Sin apartarse demasiado de los esquemas tradicionales del melodrama, este título presenta algunos elementos novedosos. Por ejemplo, el duelo mismo de esgrima ¡entre dos mujeres!, aunque es una secuencia que no tiene demasiada tensión y se ve perjudicada por la afectación excesiva del reparto. Más interés presenta toda la introducción, con viñetas de la amistad (que a ratos parece más íntima de lo que es) de la dos mujeres, siendo muchachas en el internado (sus clases de gimnasia, sus juegos junto a una fuente), pero sobre todo el galanteo del marido de una de ellas con su amante delante de los ojos de la esposa. Antológica es especialmente la escena en que, tras un encuentro entre las amigas en la casa del matrimonio, salen de paseo en un carro de caballos: en el asiento trasero se sitúan la esposa y su hija pequeña, con la que juega distraída y de espaldas a su marido y su amiga, quienes llevan las riendas del carruaje y aprovechan para hacer manitas. La escena está vista desde los dos lados del carruaje y tiene una evidente gracia pícara. Sin tapujos, y con igual encanto, los amantes se dejan llevar de la mano, en bañador, en un día de playa, en un detalle particular de la pareja, que al mismo tiempo (con las casetas y la multitud en trajes de baño) es un retrato de las diversiones de la época.

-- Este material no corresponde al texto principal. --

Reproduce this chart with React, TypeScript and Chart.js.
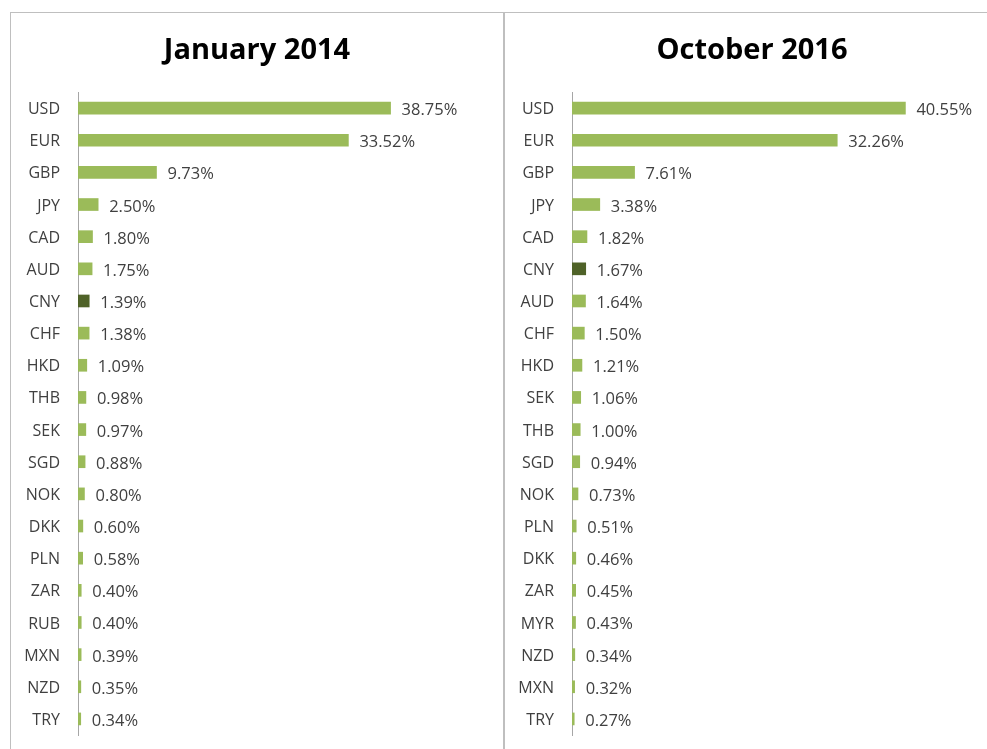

La historia particular y la general también se mezclan en un momento anterior, cuando el matrimonio va a recibir a la estación de tren a su amiga. Se ve a la pareja mezclarse entre la multitud mientras el tren, en una escena parecida a la de los hermanos Lumière, llega al andén. Tras unos momentos de pasajeros anónimos, aparece el trío protagonista saliendo como de la nada y recuperando la centralidad de la película.